Posted by on December 17th, 2010 at 11:38 am

The Bicycle Transportation Alliance and the Willamette Pedestrian Coalition have just announced a vigil for Angela Burke:

In cooperation with Southwest Neighborhoods, Inc. and Friends of Barbur, a quiet vigil for Angela Burke and all who have lost someone close to them on the roadway will be held Monday at 5:30 pm, tentative location near the corner of SW Barbur Boulevard and SW Hamilton.

See the full press release below…

Community Responds to Senseless Tragedy on SW Barbur
Neighbors and friends to hold vigil for Angela Burke and those lost on our roadways

Portland, Ore. – Angela Burke, a 26-year old woman from New York, was struck and killed while walking her bicycle across SW Barbur Blvd. on Wednesday night. Caleb Pruitt, the driver who killed Ms.
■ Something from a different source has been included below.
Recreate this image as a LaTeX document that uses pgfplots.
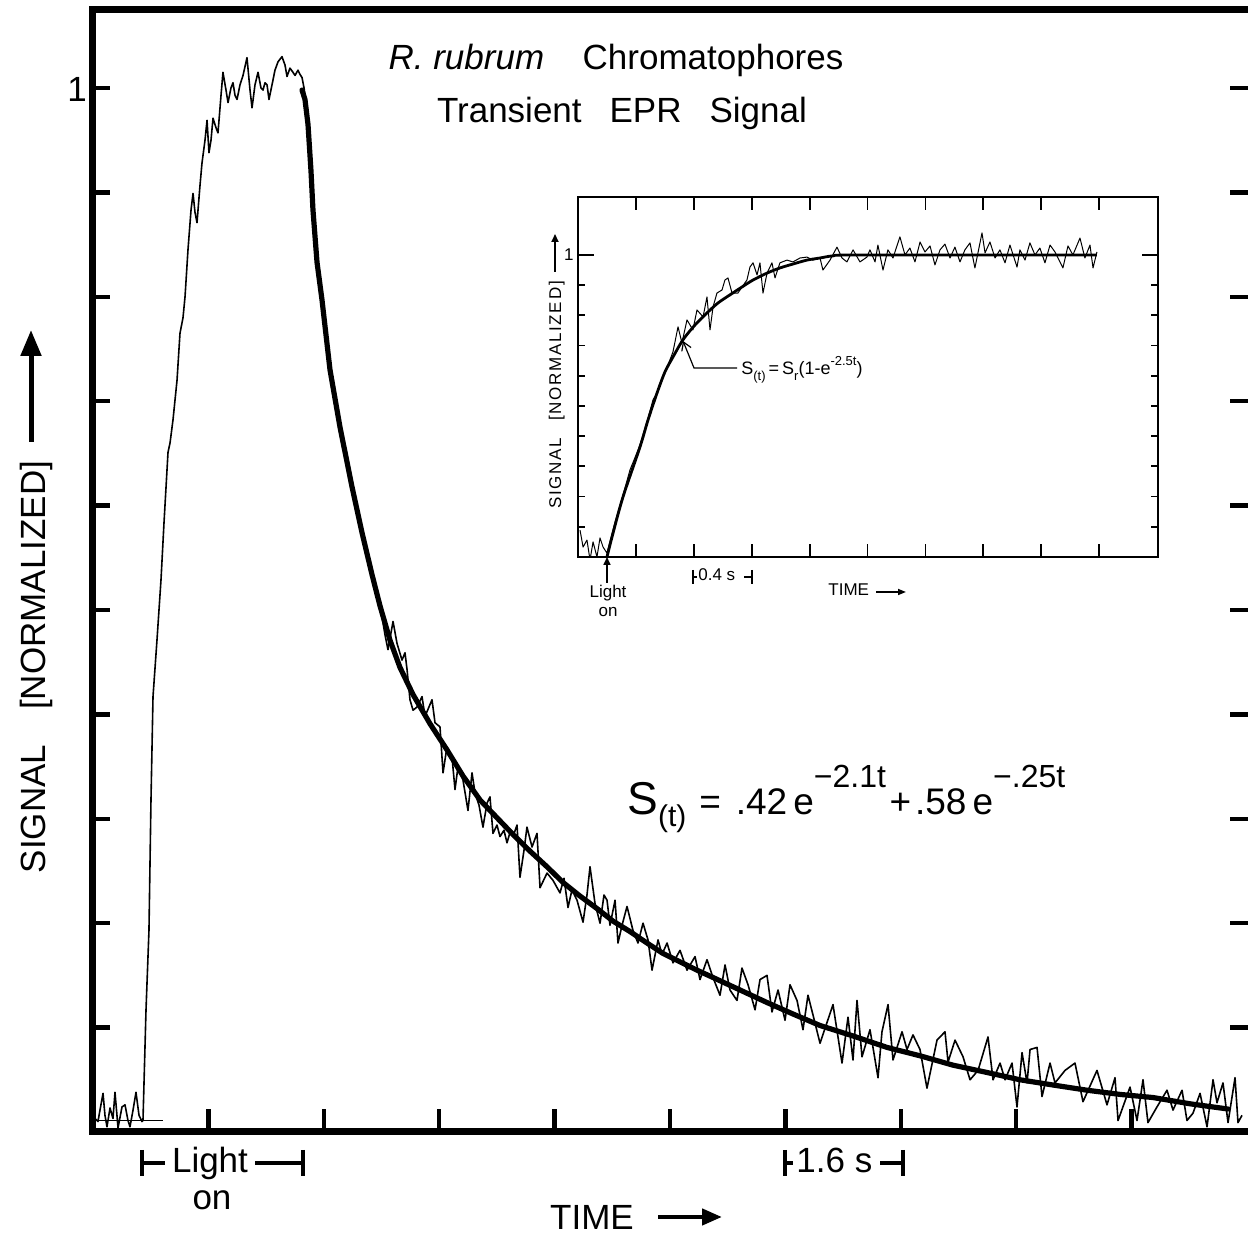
\documentclass[border=0pt]{standalone}
\usepackage{fontspec}
\setmainfont{Liberation Sans}
\usepackage{pgfplots}
\pgfplotsset{compat=1.18}
\usetikzlibrary{arrows.meta}
\newcommand{\fs}[1]{\fontsize{#1}{#1}\selectfont}
\begin{document}
\begin{tikzpicture}
\useasboundingbox (0,0) rectangle (624pt,617.5pt);
% ---------------- main axis ----------------
\begin{axis}[
  at={(46.5pt,51.5pt)}, anchor=south west,
  scale only axis, width=577pt, height=561pt,
  xmin=0, xmax=16, ymin=0, ymax=1.0747,
  axis x line*=box, axis y line*=left,
  axis line style={line width=3.5pt, line cap=rect},
  tick align=inside,
  xtick=\empty, xticklabels={},
  extra x ticks={1.6,3.2,4.8,6.4,8.0,9.6,11.2,12.8,14.4},
  extra x tick labels={},
  extra x tick style={major tick length=11.5pt},
  ytick={0.1,0.2,0.3,0.4,0.5,0.6,0.7,0.8,0.9,1.0}, yticklabels={},
  xtick pos=left, ytick pos=left,
  major tick length=8.5pt,
  tick style={line width=2.2pt, black},
]
\addplot[black, line width=0.6pt] coordinates {(0,0.011) (0.971,0.011)};
\addplot[black, line width=0.8pt, line join=round] coordinates {
(0.028,0.013) (0.069,0.010) (0.097,0.021) (0.139,0.037) (0.166,0.016) (0.194,0.005) (0.236,0.023) (0.277,0.013) (0.305,0.038) (0.347,0.004) (0.402,0.024) (0.444,0.026) (0.485,0.011) (0.513,0.005) (0.555,0.021) (0.596,0.038) (0.638,0.016) (0.679,0.010) (0.693,0.011)
(0.735,0.117) (0.776,0.193) (0.804,0.318) (0.832,0.417) (0.887,0.471) (0.943,0.529) (0.984,0.583) (1.040,0.651) (1.068,0.660) (1.109,0.682) (1.165,0.720) (1.206,0.765) (1.248,0.780) (1.276,0.800) (1.317,0.845) (1.359,0.883) (1.387,0.899) (1.414,0.881) (1.442,0.871) (1.484,0.907) (1.511,0.928) (1.553,0.950) (1.581,0.969) (1.608,0.938) (1.636,0.950) (1.664,0.971) (1.705,0.962) (1.733,0.957) (1.775,0.993) (1.802,1.015) (1.844,0.998) (1.872,0.986) (1.913,1.000) (1.941,1.005) (1.969,0.993) (1.997,0.989) (2.038,1.003) (2.080,1.012) (2.135,1.029) (2.177,0.998) (2.205,0.981) (2.246,1.003) (2.288,1.015) (2.329,1.000) (2.357,0.998) (2.385,1.005) (2.413,1.003) (2.440,0.989) (2.482,1.003) (2.523,1.017) (2.565,1.025) (2.620,1.030) (2.662,1.022) (2.690,1.011) (2.731,1.019) (2.773,1.015) (2.801,1.012) (2.842,1.017) (2.870,1.013) (2.898,1.010) (2.926,1.000)
(2.981,0.969) (3.036,0.907) (3.092,0.840) (3.147,0.811) (3.217,0.776) (3.286,0.728) (3.341,0.709) (3.383,0.696) (3.425,0.677) (3.494,0.646) (3.563,0.632) (3.633,0.607) (3.702,0.584) (3.771,0.559) (3.841,0.545) (3.910,0.519) (3.979,0.505) (4.049,0.476) (4.090,0.462) (4.160,0.489) (4.215,0.468) (4.284,0.452) (4.326,0.459) (4.354,0.443) (4.395,0.414) (4.437,0.404) (4.492,0.407) (4.562,0.417) (4.603,0.398) (4.700,0.414) (4.742,0.392) (4.811,0.388) (4.853,0.344) (4.908,0.369) (4.978,0.359) (5.019,0.328) (5.061,0.350) (5.130,0.337) (5.199,0.308) (5.255,0.344) (5.296,0.325) (5.352,0.313) (5.407,0.292) (5.463,0.315) (5.504,0.321) (5.546,0.286) (5.601,0.294) (5.643,0.283) (5.698,0.289) (5.740,0.277) (5.782,0.287) (5.823,0.283) (5.879,0.294) (5.920,0.244) (5.976,0.270) (6.017,0.292) (6.087,0.273) (6.156,0.286) (6.198,0.234) (6.295,0.248) (6.378,0.241) (6.475,0.229) (6.530,0.243) (6.586,0.215) (6.641,0.232) (6.711,0.222) (6.794,0.201) (6.849,0.227) (6.891,0.254) (6.960,0.219) (7.030,0.200) (7.085,0.227) (7.127,0.222) (7.168,0.198) (7.238,0.222) (7.279,0.181) (7.335,0.198) (7.404,0.216) (7.487,0.193) (7.556,0.181) (7.626,0.200) (7.695,0.184) (7.751,0.155) (7.834,0.184) (7.889,0.170) (7.959,0.181) (8.042,0.162) (8.139,0.174) (8.236,0.155) (8.347,0.168) (8.416,0.146) (8.513,0.165) (8.596,0.148) (8.693,0.131) (8.763,0.160) (8.832,0.136) (8.929,0.126) (8.998,0.157) (9.082,0.141) (9.179,0.117) (9.248,0.146) (9.345,0.150) (9.414,0.115) (9.498,0.136) (9.595,0.107) (9.664,0.141) (9.761,0.126) (9.844,0.098) (9.913,0.131) (9.983,0.112) (10.080,0.085) (10.260,0.122) (10.385,0.066) (10.468,0.110) (10.537,0.069) (10.593,0.126) (10.662,0.072) (10.773,0.098) (10.884,0.052) (10.939,0.096) (11.023,0.122) (11.092,0.069) (11.217,0.096) (11.286,0.079) (11.369,0.093) (11.466,0.079) (11.563,0.042) (11.702,0.088) (11.813,0.096) (11.855,0.067) (11.952,0.088) (12.063,0.072) (12.160,0.050) (12.271,0.059) (12.409,0.091) (12.479,0.050) (12.576,0.066) (12.645,0.050) (12.742,0.066) (12.811,0.024) (12.881,0.076) (12.950,0.047) (12.992,0.079) (13.089,0.081) (13.158,0.034) (13.269,0.066) (13.338,0.047) (13.477,0.059) (13.615,0.066) (13.726,0.029) (13.920,0.059) (14.059,0.026) (14.170,0.052) (14.212,0.011) (14.378,0.043) (14.475,0.011) (14.558,0.050) (14.627,0.009) (14.752,0.024) (14.891,0.040) (14.974,0.021) (15.099,0.040) (15.168,0.011) (15.251,0.018) (15.349,0.037) (15.446,0.005) (15.529,0.050) (15.584,0.028) (15.667,0.047) (15.737,0.009) (15.834,0.052) (15.875,0.009) (15.931,0.016)
};
\addplot[black, line width=2.6pt, line cap=round, line join=round] coordinates {
(2.898,0.998) (2.939,0.989) (2.981,0.965) (3.022,0.921) (3.050,0.883) (3.106,0.833) (3.175,0.797) (3.286,0.730) (3.425,0.675) (3.591,0.618) (3.730,0.574) (3.868,0.534) (3.979,0.504) (4.118,0.471) (4.256,0.445) (4.437,0.419) (4.673,0.391) (4.908,0.366) (5.130,0.341) (5.366,0.318) (5.601,0.301) (5.823,0.285) (6.059,0.269) (6.295,0.254) (6.517,0.239) (6.752,0.226) (6.988,0.214) (7.210,0.202) (7.445,0.192) (7.681,0.181) (7.903,0.171) (8.139,0.163) (8.374,0.155) (8.596,0.148) (8.971,0.136) (9.345,0.124) (9.706,0.113) (10.080,0.102) (10.537,0.092) (11.009,0.081) (11.466,0.073) (11.924,0.064) (12.395,0.057) (12.853,0.050) (13.310,0.045) (13.782,0.040) (14.239,0.036) (14.697,0.033) (15.210,0.027) (15.737,0.022)
};
\end{axis}
% ---------------- inset axis ----------------
\begin{axis}[
  at={(289pt,339pt)}, anchor=south west,
  scale only axis, width=290pt, height=180pt,
  xmin=0, xmax=4.007, ymin=0, ymax=1.192,
  axis background/.style={fill=white},
  axis line style={line width=1.3pt},
  tick align=inside,
  xtick=\empty, xticklabels={},
  extra x ticks={0.4,0.8,1.2,1.6,2.0,2.4,2.8,3.2,3.6}, extra x tick labels={},
  extra x tick style={major tick length=6.5pt},
  ytick={0.1,0.2,0.3,0.4,0.5,0.6,0.7,0.8,0.9}, yticklabels={},
  extra y ticks={1}, extra y tick labels={},
  extra y tick style={major tick length=8pt},
  major tick length=3.5pt,
  xtick pos=both, ytick pos=both,
  tick style={line width=0.9pt, black},
]
\addplot[black, line width=0.5pt, line join=round] coordinates {
(0.014,0.089) (0.035,0.033) (0.062,0.056) (0.083,-0.010) (0.104,0.050) (0.131,0.000) (0.152,0.063) (0.173,0.033) (0.200,0.013) (0.256,0.116) (0.311,0.205) (0.359,0.288) (0.401,0.338) (0.428,0.371) (0.484,0.460) (0.518,0.520) (0.546,0.543) (0.587,0.599) (0.622,0.636) (0.656,0.679) (0.691,0.762) (0.718,0.709) (0.753,0.785) (0.794,0.752) (0.822,0.818) (0.864,0.795) (0.891,0.861) (0.912,0.752) (0.933,0.828) (0.960,0.874) (0.995,0.884) (1.015,0.917) (1.036,0.924) (1.064,0.874) (1.105,0.874) (1.133,0.894) (1.167,0.917) (1.188,0.960) (1.209,0.974) (1.237,0.934) (1.257,0.974) (1.278,0.874) (1.306,0.940) (1.340,0.974) (1.361,0.924) (1.395,0.974) (1.444,0.983) (1.485,0.977) (1.534,0.990) (1.582,0.993) (1.623,0.983) (1.672,0.990) (1.692,0.950) (1.741,0.983) (1.789,1.026) (1.824,0.990) (1.858,0.977) (1.900,1.017) (1.948,0.977) (1.996,0.993) (2.017,1.017) (2.052,0.977) (2.072,1.033) (2.107,0.950) (2.141,1.017) (2.176,0.990) (2.224,1.060) (2.259,1.000) (2.293,1.023) (2.328,0.977) (2.363,1.043) (2.397,1.010) (2.432,1.030) (2.466,0.967) (2.501,1.017) (2.535,1.036) (2.570,0.990) (2.604,1.026) (2.639,0.977) (2.673,1.017) (2.708,1.040) (2.742,0.957) (2.791,1.073) (2.812,1.007) (2.846,1.043) (2.881,0.990) (2.915,1.017) (2.950,0.974) (2.984,1.033) (3.033,0.960) (3.053,1.017) (3.088,0.983) (3.122,1.040) (3.157,1.000) (3.191,1.023) (3.226,0.974) (3.261,1.033) (3.295,1.010) (3.350,0.957) (3.385,1.030) (3.419,1.000) (3.468,1.056) (3.502,0.990) (3.537,1.033) (3.558,0.957) (3.585,1.010)
};
\addplot[black, line width=1.4pt, smooth, tension=0.5] coordinates {
(0.200,0.000) (0.242,0.079) (0.311,0.199) (0.428,0.364) (0.484,0.454) (0.546,0.543) (0.601,0.613) (0.656,0.662) (0.725,0.719) (0.808,0.768) (0.891,0.808) (0.967,0.841) (1.050,0.868) (1.133,0.894) (1.209,0.917) (1.306,0.940) (1.395,0.957) (1.485,0.970) (1.582,0.983) (1.672,0.990) (1.762,0.997) (1.948,1.000) (3.585,1.000)
};
\end{axis}
% ---------------- annotations (pixel coordinates) ----------------
\begin{scope}[x=0.5pt, y=-0.5pt, yshift=617.5pt]
\foreach \yy in {88,192.4,296.8,401.2,505.6,610,714.4,818.8,923.2,1027.6}
  \draw[line width=2.2pt] (1230,\yy) -- (1250,\yy);
\node[anchor=base, font=\fs{17.5}] at (616,70) {\textit{R. rubrum}\hspace{1.1em}Chromatophores};
\node[anchor=base, font=\fs{17.5}] at (622,123) {Transient\hspace{0.8em}EPR\hspace{0.8em}Signal};
\node[font=\fs{17.5}] at (77,89) {1};
\node[rotate=90, anchor=base, font=\fs{17.5}] at (45,667) {SIGNAL\hspace{1em}[NORMALIZED]};
\draw[line width=2.5pt, -{Triangle[length=13pt,width=10pt]}] (31,442) -- (31,330);
\node[anchor=base, font=\fs{17.5}] at (592,1230) {TIME};
\draw[line width=2.2pt, -{Triangle[length=10pt,width=8pt]}] (658,1217) -- (722,1217);
\draw[line width=2pt] (142,1150)--(142,1176) (142,1163)--(165,1163) (255,1163)--(303,1163) (303,1150)--(303,1176);
\node[anchor=base, font=\fs{17.5}] at (210,1173) {Light};
\node[anchor=base, font=\fs{17.5}] at (212,1210) {on};
\draw[line width=2pt] (785,1150)--(785,1176) (785,1163)--(793,1163) (880,1163)--(903,1163) (903,1150)--(903,1176);
\node[anchor=base west, inner sep=0pt, font=\fs{17.5}] at (796,1173) {1.6 s};
\node[anchor=base west, inner sep=0pt, font=\fs{18.5}] at (627,815) {{\fs{23}S}\raisebox{-0.3em}{\fs{15}(t)}\hspace{0.35em}=\hspace{0.4em}.42\,e\raisebox{0.75em}{\fs{16}−2.1t}\hspace{0.1em}+\hspace{0.1em}.58\,e\raisebox{0.75em}{\fs{16}−.25t}};
% inset annotations
\node[rotate=90, anchor=base, font=\fs{8.5}] at (561,395) {\addfontfeature{LetterSpace=10}SIGNAL\hspace{1em}[NORMALIZED]};
\draw[line width=0.9pt, -{Triangle[length=4pt,width=3.5pt]}] (555,272) -- (555,234);
\node[anchor=east, inner sep=1pt, font=\fs{8.5}] at (576,255) {1};
\draw[line width=0.8pt, -{Triangle[length=4pt,width=3.5pt]}] (607,583) -- (607,557);
\node[anchor=base, font=\fs{8.5}] at (608,598) {Light};
\node[anchor=base, font=\fs{8.5}] at (608,617) {on};
\draw[line width=0.8pt] (693,570)--(693,584) (693,577)--(697,577) (744,577)--(752,577) (752,570)--(752,584);
\node[anchor=base west, inner sep=0pt, font=\fs{8.5}] at (698,581) {0.4 s};
\node[anchor=base west, inner sep=0pt, font=\fs{8.5}] at (828,596) {TIME};
\draw[line width=0.8pt, -{Triangle[length=4pt,width=3pt]}] (876,592) -- (906,592);
\draw[line width=0.6pt, -{Straight Barb[length=4pt,width=5pt]}] (737,368) -- (694,368) -- (683,341);
\node[anchor=base west, inner sep=0pt, font=\fs{9}] at (741,375) {S\raisebox{-0.3em}{\fs{6.5}(t)}\,=\,S\raisebox{-0.3em}{\fs{6.5}r}(1-e\raisebox{0.5em}{\fs{6.5}-2.5t})};
\end{scope}
\end{tikzpicture}
\end{document}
Burke, was arrested on allegations of negligent homicide and driving under the influence of intoxicants.

According to the police report, “Investigators learned that just prior to the [crash] Pruitt was driving at a high rate of speed and appeared to lose control of the car before striking Burke and killing her.”

In a crash, the risk of serious injury or death increases exponentially as speed climbs higher than 20 miles an hour. On SW Barbur Boulevard, people riding in the bike lane or walking on the sidewalk are only a few feet away from cars traveling at 50 miles per hour. Wednesday’s tragedy shows us that a death can result from something as simple as crossing the street.

Steph Routh, Director of the Willamette Pedestrian Coalition: “Ms. Burke’s death was as senseless as it was preventable. In our community and in our region, everyone should feel safe while walking or biking on our roads. There is no higher priority than preserving life. This tragedy is a mournful reminder of how far we have to go in terms of traffic safety.”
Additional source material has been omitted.